4 of 4 people found the following review helpful:
5.0 out of 5 stars
A Wonderful Book, June 27, 2007
This review is from: The Shakespeare Diaries: A Fictional Autobiography (Hardcover)
In The Shakespeare Diaries: A Fictional Autobiography J. P. Wearing combines factual accuracy with the vividness of fiction in a delightful and entertaining book. The lush detail and fascinating context make this "faction," as Wearing describes it, far more stimulating and memorable than non-fiction, while generous annotations lend scholarly authority to this work.

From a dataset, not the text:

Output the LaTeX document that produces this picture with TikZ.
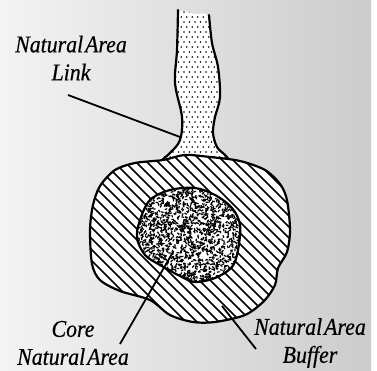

We get to know Shakespeare as a person through his family and friends and through his private aspirations, motives, fears, and ruminations, not to mention his carnal appetites as a gay blade--sure to surprise, if not scandalize. We meet the irrascible Ben Johnson, and we feel death breathing down our collars. Plague, taverns, duels and envy bring Shakespeare's England to life. His discussions with colleagues lend background and depth to the famous plays and characters we know so well. Would that I had had access to Shakespeare's and Nashe's discussions on The Merchant of Venice when I was a student! Although Professor Wearing incorporates many of Shakespeare's own words into his diaries, he has many an interesting muse and beautiful phrase of his own, all carefully presented in authentic Elizabethan and Jacobean English.
I didn't want the book to end and felt sad when it did. I had grown quite fond of Will, and suddenly I missed him. Were the last words of the last entry Shakespeare's or Wearing's? "Little there is in this life that surpasseth the company of good friends."